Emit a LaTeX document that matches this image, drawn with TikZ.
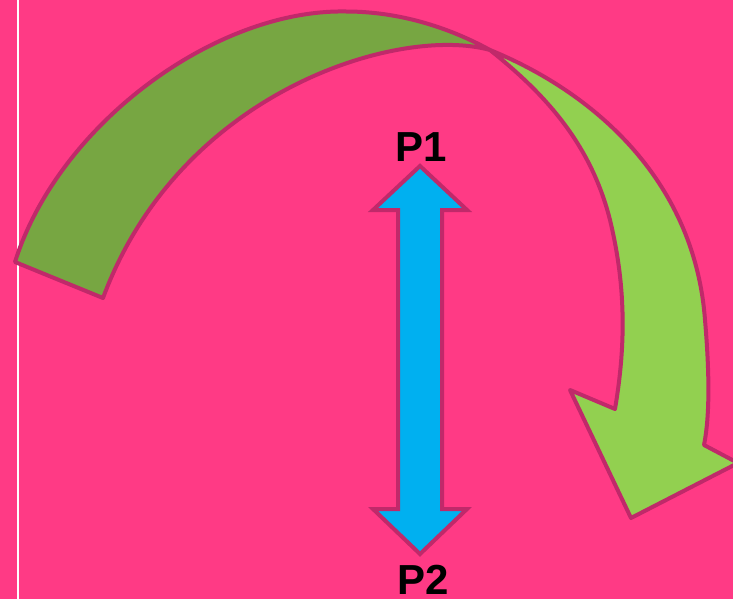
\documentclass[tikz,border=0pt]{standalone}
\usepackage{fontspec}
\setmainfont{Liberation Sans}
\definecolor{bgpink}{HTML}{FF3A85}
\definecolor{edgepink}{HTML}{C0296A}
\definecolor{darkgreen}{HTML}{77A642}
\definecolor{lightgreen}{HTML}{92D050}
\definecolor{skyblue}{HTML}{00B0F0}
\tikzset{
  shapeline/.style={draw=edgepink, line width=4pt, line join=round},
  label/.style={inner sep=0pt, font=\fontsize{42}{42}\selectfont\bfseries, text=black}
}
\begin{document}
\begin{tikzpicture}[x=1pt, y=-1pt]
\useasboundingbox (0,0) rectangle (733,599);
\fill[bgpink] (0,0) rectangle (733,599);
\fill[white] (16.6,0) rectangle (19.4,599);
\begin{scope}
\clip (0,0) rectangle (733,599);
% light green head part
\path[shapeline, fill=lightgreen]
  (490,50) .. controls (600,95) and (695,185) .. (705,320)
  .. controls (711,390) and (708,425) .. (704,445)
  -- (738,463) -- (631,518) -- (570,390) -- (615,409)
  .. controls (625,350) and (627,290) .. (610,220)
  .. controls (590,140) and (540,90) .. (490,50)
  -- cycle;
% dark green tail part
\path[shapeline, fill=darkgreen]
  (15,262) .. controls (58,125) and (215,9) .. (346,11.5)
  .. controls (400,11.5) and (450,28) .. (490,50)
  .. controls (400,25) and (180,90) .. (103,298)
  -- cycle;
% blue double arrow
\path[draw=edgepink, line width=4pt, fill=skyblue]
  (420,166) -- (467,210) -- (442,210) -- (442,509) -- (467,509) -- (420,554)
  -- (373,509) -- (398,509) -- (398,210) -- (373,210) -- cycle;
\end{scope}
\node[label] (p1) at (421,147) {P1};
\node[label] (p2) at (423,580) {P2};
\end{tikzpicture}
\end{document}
______________________________
→ To be done
Leave the pictures out and output the rest of the listing exactly.

→ Solution to the exercise
Emit a LaTeX document that matches this image, drawn with TikZ.
\documentclass[tikz,border=0pt]{standalone}
\usepackage{fontspec}
\setmainfont{Liberation Sans}
\definecolor{bgpink}{HTML}{FF3A85}
\definecolor{edgepink}{HTML}{C0296A}
\definecolor{darkgreen}{HTML}{77A642}
\definecolor{lightgreen}{HTML}{92D050}
\definecolor{skyblue}{HTML}{00B0F0}
\tikzset{
  shapeline/.style={draw=edgepink, line width=4pt, line join=round},
  label/.style={inner sep=0pt, font=\fontsize{42}{42}\selectfont\bfseries, text=black}
}
\begin{document}
\begin{tikzpicture}[x=1pt, y=-1pt]
\useasboundingbox (0,0) rectangle (733,599);
\fill[bgpink] (0,0) rectangle (733,599);
\fill[white] (16.6,0) rectangle (19.4,599);
\begin{scope}
\clip (0,0) rectangle (733,599);
% light green head part
\path[shapeline, fill=lightgreen]
  (490,50) .. controls (600,95) and (695,185) .. (705,320)
  .. controls (711,390) and (708,425) .. (704,445)
  -- (738,463) -- (631,518) -- (570,390) -- (615,409)
  .. controls (625,350) and (627,290) .. (610,220)
  .. controls (590,140) and (540,90) .. (490,50)
  -- cycle;
% dark green tail part
\path[shapeline, fill=darkgreen]
  (15,262) .. controls (58,125) and (215,9) .. (346,11.5)
  .. controls (400,11.5) and (450,28) .. (490,50)
  .. controls (400,25) and (180,90) .. (103,298)
  -- cycle;
% blue double arrow
\path[draw=edgepink, line width=4pt, fill=skyblue]
  (420,166) -- (467,210) -- (442,210) -- (442,509) -- (467,509) -- (420,554)
  -- (373,509) -- (398,509) -- (398,210) -- (373,210) -- cycle;
\end{scope}
\node[label] (p1) at (421,147) {P1};
\node[label] (p2) at (423,580) {P2};
\end{tikzpicture}
\end{document}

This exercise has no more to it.